Sunday, April 03, 2011


Children of Chernobyl - Oncology department {Source: Belarus Guide)

Really important piece in The Guardian yesterday by their long-term environmental correspondent John Vidal.

Entitled ‘Nuclear’s Green Cheerleaders Forget Chernobyl at our Peril’ it does the valuable service of  trying to pin down the exact human toll of the Chernobyl disaster. The official figures from the UN International Atomic Energy Agency were 50 dead and perhaps 4,000 eventual fatalities.

Vidal begins by recounting his own experiences when, in 2006, he visited the ‘still highly contaminated areas of Ukraine and the Belarus border where much of the radioactive plume from Chernobyl descended.’ Here the picture was grim and the doctors and scientist he spoke to dismissed the UN figures as ‘insulting and grossly simplistic.’

He documents various reports and assessments published since the UN figures; the highest, published in the annals of the New York Academy of Sciences in 2006, puts the death toll at 985,000 people.

He concludes: ‘The fact is we may never know the truth about Chernobyl because the records are lost, thousands of people from 24 countries who cleaned up the site have been dispersed across the vast former Soviet Union, and many people have died. Fukushima is not Chernobyl, but it is potentially worse.’

The region around the Chernobyl nuclear power plant, as seen from the Russian space station Mir (27th April 1997)

Another Guardian  writer Craig Bennett tackled the issue from a different perspective with his piece: ‘Fukushima shows us the real cost of nuclear power’ which argues that the economics of nuclear power don’t add up – which is even more reason to invest in renewable energy.'

The tide is turning. It's time to highlight the growing body of evidence showing we can keep the lights on with renewable power if we cut the amount of energy we waste. Experts from the Department of Energy and Climate Change's chief scientific adviser, David MacKay, to the respected European consultancy Ecofys, agree that it is possible to provide the energy we need and reduce carbon emissions without nuclear.

Nuclear power offers no safe solution for waste, economics that don't add up, and dangers of nuclear proliferation. An energy future is possible without these negatives.

Chernobyl safety guardian

Chernobyl tour guide Sergei clutches his faithful Geiger counter... [Source: Virgin Media)

Both Bennett’s and Vidal’s articles followed on from an article in The Guardian on the 21st March by George Monbiot, the veteran green commentator, entitled ‘Why Fukushima made me stop worrying and love nuclear power.’ It begins:

’You will not be surprised to hear that the events in Japan have changed my view of nuclear power. You will be surprised to hear how they have changed it. As a result of the disaster at Fukushima, I am no longer nuclear-neutral.
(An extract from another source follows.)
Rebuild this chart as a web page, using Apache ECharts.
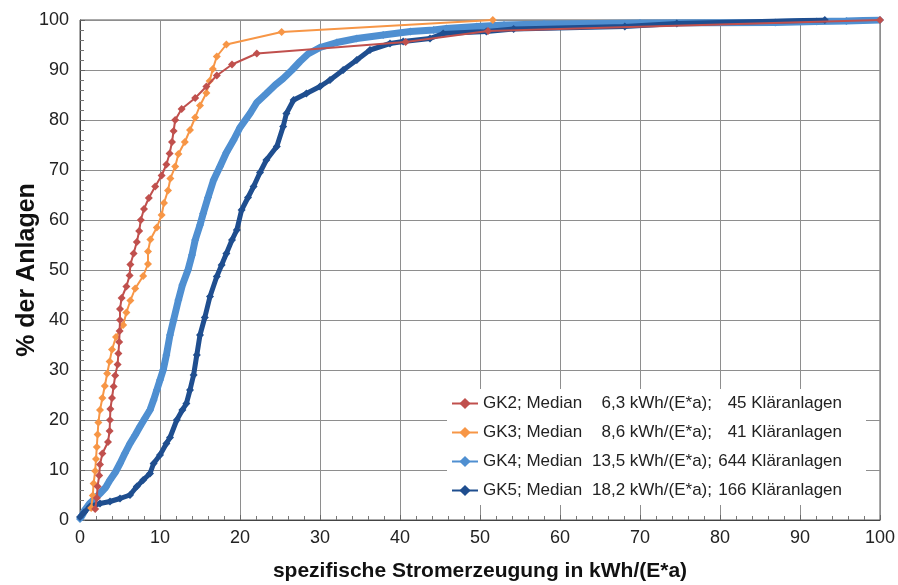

I now support the technology.’

This generated a substantial postbag, leading GM to post an extensive piece on his Guardian blog, entitled ‘The double standards of green anti-nuclear opponents’ which begins:

‘The accusations have been so lurid that I had to read my article again to reassure myself that I hadn't written the things that so many of my correspondents say I wrote. So, before I begin the counter-attack, here's what I didn't say about nuclear power.’

Monbiot, published an earlier piece in The Guardian on 11th July 2006, entitled: ‘Sure, nuclear power is safer than in the past – but we still don’t need it’. It was subtitled: It’s true that another Chernobyl couldn’t happen in a new reactor, but the case against is as strong as ever.’

Monbiot is not the first ‘green’ to argue for nuclear.